Only the lines starting at the one with "Give me the TikZ source for this diagram." and ending at the one with "[result] (att3) at" should be copied, exactly and with both ends kept.

MATERIAL FOR THIS EXERCISE →
(begin)
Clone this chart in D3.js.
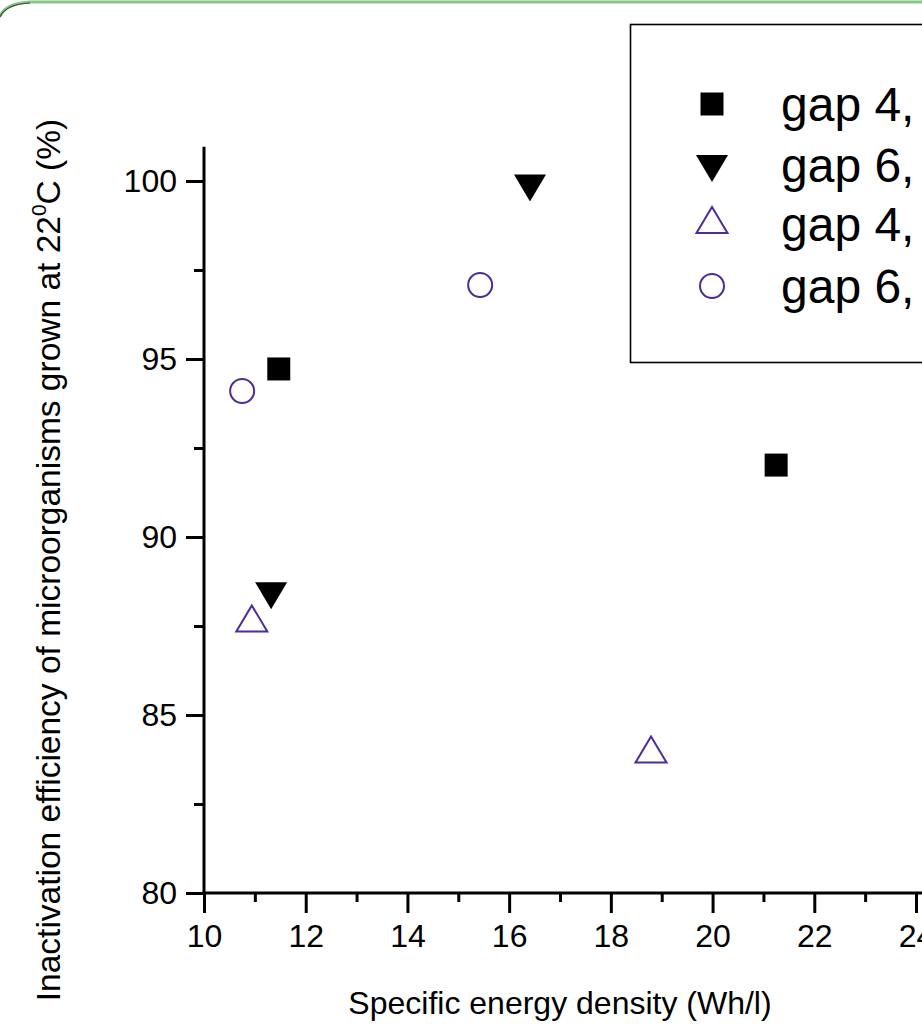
(end)
(begin)
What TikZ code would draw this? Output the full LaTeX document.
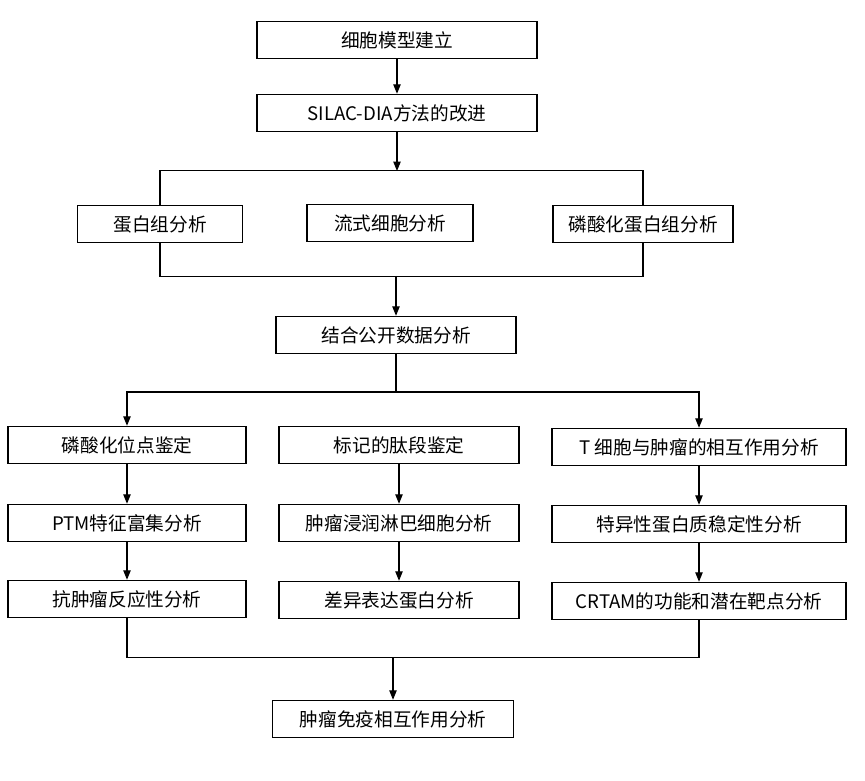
(end)
(begin)
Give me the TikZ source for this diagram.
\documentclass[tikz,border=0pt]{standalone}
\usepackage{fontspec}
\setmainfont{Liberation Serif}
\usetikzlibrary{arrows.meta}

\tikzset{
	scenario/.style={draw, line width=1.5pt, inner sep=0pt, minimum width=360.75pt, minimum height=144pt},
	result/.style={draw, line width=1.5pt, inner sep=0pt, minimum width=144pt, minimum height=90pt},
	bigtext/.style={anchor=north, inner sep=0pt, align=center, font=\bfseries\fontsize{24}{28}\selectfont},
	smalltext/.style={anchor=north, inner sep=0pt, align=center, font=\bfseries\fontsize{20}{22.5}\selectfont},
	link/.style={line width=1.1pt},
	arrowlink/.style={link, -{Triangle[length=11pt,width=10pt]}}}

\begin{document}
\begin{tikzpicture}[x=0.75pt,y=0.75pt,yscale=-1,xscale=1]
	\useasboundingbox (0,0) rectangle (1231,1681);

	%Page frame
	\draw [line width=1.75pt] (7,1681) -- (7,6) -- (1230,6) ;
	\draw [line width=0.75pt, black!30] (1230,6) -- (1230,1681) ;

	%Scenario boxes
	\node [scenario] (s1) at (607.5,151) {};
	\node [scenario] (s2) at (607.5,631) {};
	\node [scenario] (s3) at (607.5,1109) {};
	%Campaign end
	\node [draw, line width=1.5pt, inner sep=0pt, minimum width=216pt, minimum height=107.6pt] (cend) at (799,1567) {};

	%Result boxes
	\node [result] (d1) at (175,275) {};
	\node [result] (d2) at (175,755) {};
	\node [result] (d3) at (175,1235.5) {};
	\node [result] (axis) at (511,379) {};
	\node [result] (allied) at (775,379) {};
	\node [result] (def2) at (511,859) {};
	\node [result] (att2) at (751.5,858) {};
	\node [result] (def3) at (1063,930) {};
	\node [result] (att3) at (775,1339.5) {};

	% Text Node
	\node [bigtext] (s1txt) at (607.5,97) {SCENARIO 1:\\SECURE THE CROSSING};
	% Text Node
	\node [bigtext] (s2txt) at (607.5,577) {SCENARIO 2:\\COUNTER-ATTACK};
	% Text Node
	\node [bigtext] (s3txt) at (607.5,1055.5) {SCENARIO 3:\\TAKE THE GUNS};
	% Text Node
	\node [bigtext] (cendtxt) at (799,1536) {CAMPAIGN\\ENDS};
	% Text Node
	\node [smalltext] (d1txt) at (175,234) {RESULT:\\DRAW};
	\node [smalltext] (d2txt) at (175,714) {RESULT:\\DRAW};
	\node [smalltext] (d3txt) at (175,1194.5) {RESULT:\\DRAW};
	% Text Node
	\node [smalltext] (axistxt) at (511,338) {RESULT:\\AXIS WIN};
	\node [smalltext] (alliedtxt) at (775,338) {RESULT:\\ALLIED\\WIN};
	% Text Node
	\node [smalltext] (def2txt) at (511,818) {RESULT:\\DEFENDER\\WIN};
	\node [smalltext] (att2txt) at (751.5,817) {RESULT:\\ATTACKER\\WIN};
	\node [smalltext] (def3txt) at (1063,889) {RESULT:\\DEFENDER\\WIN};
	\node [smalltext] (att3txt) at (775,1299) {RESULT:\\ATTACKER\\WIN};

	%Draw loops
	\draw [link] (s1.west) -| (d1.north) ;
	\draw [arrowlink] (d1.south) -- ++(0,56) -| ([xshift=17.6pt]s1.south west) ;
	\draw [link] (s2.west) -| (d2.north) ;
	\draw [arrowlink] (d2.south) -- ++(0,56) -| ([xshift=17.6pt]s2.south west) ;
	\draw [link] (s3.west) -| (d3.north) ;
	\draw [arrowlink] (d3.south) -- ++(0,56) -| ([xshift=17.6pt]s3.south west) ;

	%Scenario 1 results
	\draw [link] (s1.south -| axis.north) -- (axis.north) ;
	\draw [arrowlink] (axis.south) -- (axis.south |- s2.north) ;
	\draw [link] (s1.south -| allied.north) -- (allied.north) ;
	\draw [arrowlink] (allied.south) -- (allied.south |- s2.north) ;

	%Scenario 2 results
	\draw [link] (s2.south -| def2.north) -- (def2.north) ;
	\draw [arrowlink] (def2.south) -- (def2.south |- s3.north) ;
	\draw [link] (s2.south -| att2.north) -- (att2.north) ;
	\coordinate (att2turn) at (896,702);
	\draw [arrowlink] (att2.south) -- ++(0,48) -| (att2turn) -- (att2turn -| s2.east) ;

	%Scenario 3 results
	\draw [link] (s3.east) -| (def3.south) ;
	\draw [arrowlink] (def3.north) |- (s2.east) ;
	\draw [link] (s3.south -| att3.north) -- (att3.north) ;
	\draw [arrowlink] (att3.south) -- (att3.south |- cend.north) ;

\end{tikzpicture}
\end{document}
(end)
REPLY TO THE TASK →
Give me the TikZ source for this diagram.
\documentclass[tikz,border=0pt]{standalone}
\usepackage{fontspec}
\setmainfont{Liberation Serif}
\usetikzlibrary{arrows.meta}

\tikzset{
	scenario/.style={draw, line width=1.5pt, inner sep=0pt, minimum width=360.75pt, minimum height=144pt},
	result/.style={draw, line width=1.5pt, inner sep=0pt, minimum width=144pt, minimum height=90pt},
	bigtext/.style={anchor=north, inner sep=0pt, align=center, font=\bfseries\fontsize{24}{28}\selectfont},
	smalltext/.style={anchor=north, inner sep=0pt, align=center, font=\bfseries\fontsize{20}{22.5}\selectfont},
	link/.style={line width=1.1pt},
	arrowlink/.style={link, -{Triangle[length=11pt,width=10pt]}}}

\begin{document}
\begin{tikzpicture}[x=0.75pt,y=0.75pt,yscale=-1,xscale=1]
	\useasboundingbox (0,0) rectangle (1231,1681);

	%Page frame
	\draw [line width=1.75pt] (7,1681) -- (7,6) -- (1230,6) ;
	\draw [line width=0.75pt, black!30] (1230,6) -- (1230,1681) ;

	%Scenario boxes
	\node [scenario] (s1) at (607.5,151) {};
	\node [scenario] (s2) at (607.5,631) {};
	\node [scenario] (s3) at (607.5,1109) {};
	%Campaign end
	\node [draw, line width=1.5pt, inner sep=0pt, minimum width=216pt, minimum height=107.6pt] (cend) at (799,1567) {};

	%Result boxes
	\node [result] (d1) at (175,275) {};
	\node [result] (d2) at (175,755) {};
	\node [result] (d3) at (175,1235.5) {};
	\node [result] (axis) at (511,379) {};
	\node [result] (allied) at (775,379) {};
	\node [result] (def2) at (511,859) {};
	\node [result] (att2) at (751.5,858) {};
	\node [result] (def3) at (1063,930) {};
	\node [result] (att3) at (775,1339.5) {};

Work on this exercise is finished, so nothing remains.